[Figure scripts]
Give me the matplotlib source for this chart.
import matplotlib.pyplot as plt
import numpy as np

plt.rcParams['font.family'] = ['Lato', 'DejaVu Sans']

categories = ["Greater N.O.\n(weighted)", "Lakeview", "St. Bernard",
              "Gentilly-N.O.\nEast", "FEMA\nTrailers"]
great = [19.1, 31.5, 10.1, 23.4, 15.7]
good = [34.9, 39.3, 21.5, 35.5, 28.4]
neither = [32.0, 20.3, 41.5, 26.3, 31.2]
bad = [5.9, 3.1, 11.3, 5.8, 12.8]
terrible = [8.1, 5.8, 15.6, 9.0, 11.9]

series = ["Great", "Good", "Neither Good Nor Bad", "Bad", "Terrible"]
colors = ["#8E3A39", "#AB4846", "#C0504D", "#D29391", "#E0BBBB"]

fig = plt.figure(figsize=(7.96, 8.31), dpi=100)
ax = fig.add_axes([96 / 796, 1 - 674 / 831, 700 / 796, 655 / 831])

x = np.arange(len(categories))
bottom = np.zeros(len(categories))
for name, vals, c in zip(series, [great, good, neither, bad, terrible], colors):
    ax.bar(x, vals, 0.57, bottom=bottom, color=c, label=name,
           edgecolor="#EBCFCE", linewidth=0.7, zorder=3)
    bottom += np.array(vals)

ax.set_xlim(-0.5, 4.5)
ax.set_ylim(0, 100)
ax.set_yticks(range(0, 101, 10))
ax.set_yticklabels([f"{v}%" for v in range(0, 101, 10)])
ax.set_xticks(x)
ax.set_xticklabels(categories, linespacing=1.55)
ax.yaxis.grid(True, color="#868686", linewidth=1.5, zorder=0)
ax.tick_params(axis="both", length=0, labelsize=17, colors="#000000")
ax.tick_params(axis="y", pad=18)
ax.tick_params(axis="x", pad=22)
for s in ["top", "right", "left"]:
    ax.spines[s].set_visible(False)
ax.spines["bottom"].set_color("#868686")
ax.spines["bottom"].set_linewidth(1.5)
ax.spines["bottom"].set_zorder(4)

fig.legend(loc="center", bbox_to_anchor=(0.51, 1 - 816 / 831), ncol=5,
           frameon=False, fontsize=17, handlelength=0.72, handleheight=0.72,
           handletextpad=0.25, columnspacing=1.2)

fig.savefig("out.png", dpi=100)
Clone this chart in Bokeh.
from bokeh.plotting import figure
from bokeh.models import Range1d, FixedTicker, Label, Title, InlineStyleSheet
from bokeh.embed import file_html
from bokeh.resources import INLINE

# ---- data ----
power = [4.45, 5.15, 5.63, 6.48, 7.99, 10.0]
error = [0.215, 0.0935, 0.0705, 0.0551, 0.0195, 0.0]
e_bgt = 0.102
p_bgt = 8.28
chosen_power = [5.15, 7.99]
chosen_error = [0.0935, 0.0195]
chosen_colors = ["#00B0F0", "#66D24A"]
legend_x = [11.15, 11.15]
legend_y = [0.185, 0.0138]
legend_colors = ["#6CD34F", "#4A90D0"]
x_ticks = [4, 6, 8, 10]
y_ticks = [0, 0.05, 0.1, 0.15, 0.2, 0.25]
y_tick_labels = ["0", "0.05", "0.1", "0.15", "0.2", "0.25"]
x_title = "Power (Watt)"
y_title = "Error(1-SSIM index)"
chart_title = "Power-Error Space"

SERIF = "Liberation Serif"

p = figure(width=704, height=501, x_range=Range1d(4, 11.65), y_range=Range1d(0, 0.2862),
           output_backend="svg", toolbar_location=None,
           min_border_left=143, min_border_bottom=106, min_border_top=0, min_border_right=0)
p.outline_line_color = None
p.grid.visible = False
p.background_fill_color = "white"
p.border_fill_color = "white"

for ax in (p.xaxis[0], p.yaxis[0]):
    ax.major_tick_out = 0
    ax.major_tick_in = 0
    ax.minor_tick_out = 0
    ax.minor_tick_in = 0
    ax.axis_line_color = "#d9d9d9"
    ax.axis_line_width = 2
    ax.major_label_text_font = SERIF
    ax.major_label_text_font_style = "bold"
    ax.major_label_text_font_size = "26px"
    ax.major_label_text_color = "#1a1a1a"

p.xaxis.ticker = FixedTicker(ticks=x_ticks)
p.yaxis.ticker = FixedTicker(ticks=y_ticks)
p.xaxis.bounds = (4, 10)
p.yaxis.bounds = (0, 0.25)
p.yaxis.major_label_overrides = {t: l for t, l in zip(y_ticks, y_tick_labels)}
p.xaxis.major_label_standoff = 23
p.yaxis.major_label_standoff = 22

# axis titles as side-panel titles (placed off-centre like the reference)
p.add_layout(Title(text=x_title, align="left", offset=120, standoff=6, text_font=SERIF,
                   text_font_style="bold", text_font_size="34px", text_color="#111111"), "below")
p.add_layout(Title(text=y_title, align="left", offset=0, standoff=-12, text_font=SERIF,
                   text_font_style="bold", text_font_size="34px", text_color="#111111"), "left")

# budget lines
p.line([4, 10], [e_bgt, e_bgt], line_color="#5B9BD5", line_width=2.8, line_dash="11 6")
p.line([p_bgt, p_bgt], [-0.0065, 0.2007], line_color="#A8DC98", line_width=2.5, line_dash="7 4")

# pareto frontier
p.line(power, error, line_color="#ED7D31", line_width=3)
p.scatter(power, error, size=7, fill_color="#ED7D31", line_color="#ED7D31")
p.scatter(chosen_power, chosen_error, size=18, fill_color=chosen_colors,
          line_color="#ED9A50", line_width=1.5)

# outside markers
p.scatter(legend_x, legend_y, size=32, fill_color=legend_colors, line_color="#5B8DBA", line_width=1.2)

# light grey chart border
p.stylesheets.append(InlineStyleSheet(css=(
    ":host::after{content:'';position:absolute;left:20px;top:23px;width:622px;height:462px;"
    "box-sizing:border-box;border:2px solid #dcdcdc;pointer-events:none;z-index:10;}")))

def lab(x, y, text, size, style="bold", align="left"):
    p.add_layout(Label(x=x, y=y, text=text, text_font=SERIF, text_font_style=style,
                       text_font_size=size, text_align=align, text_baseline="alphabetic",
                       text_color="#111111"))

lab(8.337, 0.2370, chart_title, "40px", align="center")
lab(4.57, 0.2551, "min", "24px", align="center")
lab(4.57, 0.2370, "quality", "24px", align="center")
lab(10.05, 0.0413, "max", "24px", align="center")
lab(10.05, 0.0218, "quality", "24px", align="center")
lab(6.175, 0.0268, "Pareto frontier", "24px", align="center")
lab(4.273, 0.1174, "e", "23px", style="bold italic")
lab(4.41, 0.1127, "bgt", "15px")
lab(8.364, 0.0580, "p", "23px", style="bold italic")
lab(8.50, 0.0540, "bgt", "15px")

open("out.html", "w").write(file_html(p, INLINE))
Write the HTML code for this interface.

TASK INSTRUCTIONS:
Please copy only the lines between the first line of the entries and the line with "bottom += np.array(vals)", keeping those two end lines as well, exactly as written.

ANSWER FOR THIS EXERCISE:
Give me the matplotlib source for this chart.
import matplotlib.pyplot as plt
import numpy as np

plt.rcParams['font.family'] = ['Lato', 'DejaVu Sans']

categories = ["Greater N.O.\n(weighted)", "Lakeview", "St. Bernard",
              "Gentilly-N.O.\nEast", "FEMA\nTrailers"]
great = [19.1, 31.5, 10.1, 23.4, 15.7]
good = [34.9, 39.3, 21.5, 35.5, 28.4]
neither = [32.0, 20.3, 41.5, 26.3, 31.2]
bad = [5.9, 3.1, 11.3, 5.8, 12.8]
terrible = [8.1, 5.8, 15.6, 9.0, 11.9]

series = ["Great", "Good", "Neither Good Nor Bad", "Bad", "Terrible"]
colors = ["#8E3A39", "#AB4846", "#C0504D", "#D29391", "#E0BBBB"]

fig = plt.figure(figsize=(7.96, 8.31), dpi=100)
ax = fig.add_axes([96 / 796, 1 - 674 / 831, 700 / 796, 655 / 831])

x = np.arange(len(categories))
bottom = np.zeros(len(categories))
for name, vals, c in zip(series, [great, good, neither, bad, terrible], colors):
    ax.bar(x, vals, 0.57, bottom=bottom, color=c, label=name,
           edgecolor="#EBCFCE", linewidth=0.7, zorder=3)
    bottom += np.array(vals)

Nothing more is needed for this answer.